**Objective**
Write out the listing below exactly, and omit any images you find in it.

** START Data extract **

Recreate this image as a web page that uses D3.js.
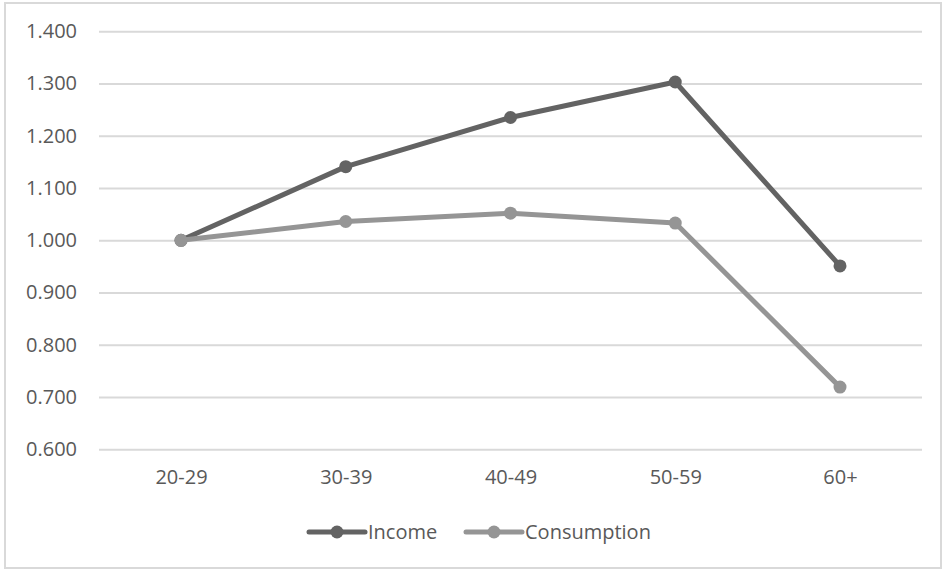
<!DOCTYPE html>
<html><head><meta charset="utf-8">
<script src="https://cdn.jsdelivr.net/npm/d3@7"></script>
<style>body{margin:0;background:#fff}svg{display:block}</style>
</head><body>
<script>
const categories = ["20-29","30-39","40-49","50-59","60+"];
const income = [1.000, 1.141, 1.235, 1.303, 0.951];
const consumption = [1.000, 1.036, 1.052, 1.033, 0.719];
const yTicks = [0.6,0.7,0.8,0.9,1.0,1.1,1.2,1.3,1.4];
const seriesNames = ["Income","Consumption"];
const seriesColors = ["#636363","#959595"];

const W=944,H=570;
const svg=d3.select("body").append("svg").attr("width",W).attr("height",H);
svg.append("rect").attr("x",5).attr("y",3).attr("width",936).attr("height",565)
  .attr("fill","#fff").attr("stroke","#d9d9d9").attr("stroke-width",2);

const x=d3.scalePoint().domain(categories).range([181,840]);
const y=d3.scaleLinear().domain([0.6,1.4]).range([449.3,31.3]);
const font="'Open Sans', sans-serif";
const txt="#595959";

const yAxis=d3.axisLeft(y).tickValues(yTicks).tickFormat(d3.format(".3f")).tickSize(-(922-99)).tickPadding(22);
const gy=svg.append("g").attr("transform","translate(99,0)").call(yAxis);
gy.select(".domain").remove();
gy.selectAll(".tick line").attr("stroke","#d9d9d9").attr("stroke-width",2);
gy.selectAll(".tick text").attr("font-family",font).attr("font-size",20).attr("fill",txt);

const xAxis=d3.axisBottom(x).tickSize(0).tickPadding(0);
const gx=svg.append("g").attr("transform","translate(0,470)").call(xAxis);
gx.select(".domain").remove();
gx.selectAll(".tick text").attr("font-family",font).attr("font-size",20).attr("fill",txt).attr("dy","0.7em");

const data=[income,consumption];
const line=d3.line().x((d,i)=>x(categories[i])).y(d=>y(d));
[0,1].forEach(s=>{
  svg.append("path").datum(data[s]).attr("d",line).attr("fill","none")
    .attr("stroke",seriesColors[s]).attr("stroke-width",5).attr("stroke-linejoin","round");
  svg.selectAll(null).data(data[s]).enter().append("circle")
    .attr("cx",(d,i)=>x(categories[i])).attr("cy",d=>y(d)).attr("r",6.5).attr("fill",seriesColors[s]);
});

// legend
const leg=[{x0:309,name:seriesNames[0],c:seriesColors[0]},{x0:466,name:seriesNames[1],c:seriesColors[1]}];
const ly=532;
leg.forEach(l=>{
  svg.append("line").attr("x1",l.x0).attr("x2",l.x0+56).attr("y1",ly).attr("y2",ly)
    .attr("stroke",l.c).attr("stroke-width",5).attr("stroke-linecap","round");
  svg.append("circle").attr("cx",l.x0+28).attr("cy",ly).attr("r",6.5).attr("fill",l.c);
  svg.append("text").attr("x",l.x0+59).attr("y",ly).attr("dy","0.35em")
    .attr("font-family",font).attr("font-size",20).attr("fill",txt).text(l.name);
});
</script>
</body></html>
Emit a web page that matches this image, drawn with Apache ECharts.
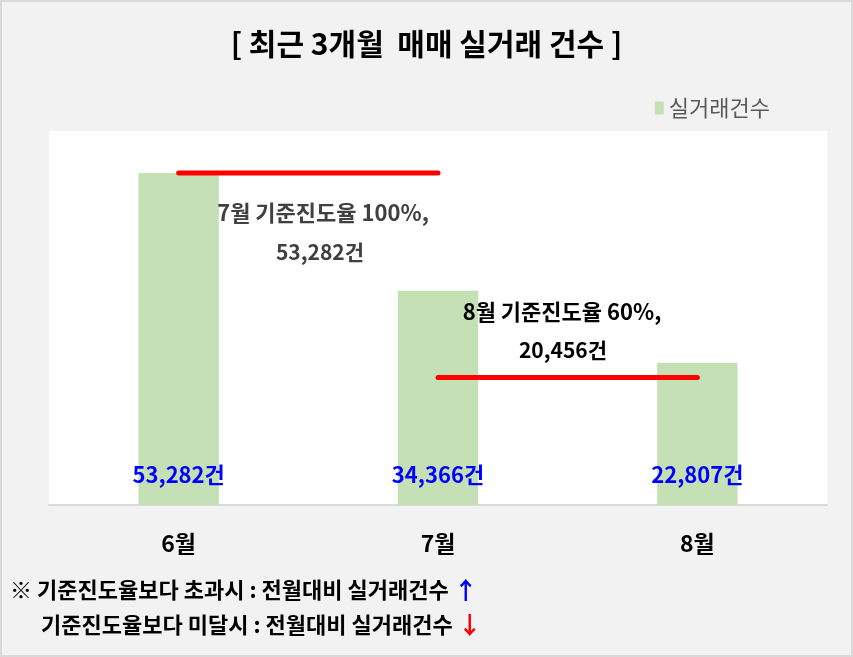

** END Data extract **

**Answer to this problem**
Recreate this image as a web page that uses D3.js.
<!DOCTYPE html>
<html><head><meta charset="utf-8">
<script src="https://cdn.jsdelivr.net/npm/d3@7"></script>
<style>body{margin:0;background:#fff}svg{display:block}</style>
</head><body>
<script>
const categories = ["20-29","30-39","40-49","50-59","60+"];
const income = [1.000, 1.141, 1.235, 1.303, 0.951];
const consumption = [1.000, 1.036, 1.052, 1.033, 0.719];
const yTicks = [0.6,0.7,0.8,0.9,1.0,1.1,1.2,1.3,1.4];
const seriesNames = ["Income","Consumption"];
const seriesColors = ["#636363","#959595"];

const W=944,H=570;
const svg=d3.select("body").append("svg").attr("width",W).attr("height",H);
svg.append("rect").attr("x",5).attr("y",3).attr("width",936).attr("height",565)
  .attr("fill","#fff").attr("stroke","#d9d9d9").attr("stroke-width",2);

const x=d3.scalePoint().domain(categories).range([181,840]);
const y=d3.scaleLinear().domain([0.6,1.4]).range([449.3,31.3]);
const font="'Open Sans', sans-serif";
const txt="#595959";

const yAxis=d3.axisLeft(y).tickValues(yTicks).tickFormat(d3.format(".3f")).tickSize(-(922-99)).tickPadding(22);
const gy=svg.append("g").attr("transform","translate(99,0)").call(yAxis);
gy.select(".domain").remove();
gy.selectAll(".tick line").attr("stroke","#d9d9d9").attr("stroke-width",2);
gy.selectAll(".tick text").attr("font-family",font).attr("font-size",20).attr("fill",txt);

const xAxis=d3.axisBottom(x).tickSize(0).tickPadding(0);
const gx=svg.append("g").attr("transform","translate(0,470)").call(xAxis);
gx.select(".domain").remove();
gx.selectAll(".tick text").attr("font-family",font).attr("font-size",20).attr("fill",txt).attr("dy","0.7em");

const data=[income,consumption];
const line=d3.line().x((d,i)=>x(categories[i])).y(d=>y(d));
[0,1].forEach(s=>{
  svg.append("path").datum(data[s]).attr("d",line).attr("fill","none")
    .attr("stroke",seriesColors[s]).attr("stroke-width",5).attr("stroke-linejoin","round");
  svg.selectAll(null).data(data[s]).enter().append("circle")
    .attr("cx",(d,i)=>x(categories[i])).attr("cy",d=>y(d)).attr("r",6.5).attr("fill",seriesColors[s]);
});

// legend
const leg=[{x0:309,name:seriesNames[0],c:seriesColors[0]},{x0:466,name:seriesNames[1],c:seriesColors[1]}];
const ly=532;
leg.forEach(l=>{
  svg.append("line").attr("x1",l.x0).attr("x2",l.x0+56).attr("y1",ly).attr("y2",ly)
    .attr("stroke",l.c).attr("stroke-width",5).attr("stroke-linecap","round");
  svg.append("circle").attr("cx",l.x0+28).attr("cy",ly).attr("r",6.5).attr("fill",l.c);
  svg.append("text").attr("x",l.x0+59).attr("y",ly).attr("dy","0.35em")
    .attr("font-family",font).attr("font-size",20).attr("fill",txt).text(l.name);
});
</script>
</body></html>
Emit a web page that matches this image, drawn with Apache ECharts.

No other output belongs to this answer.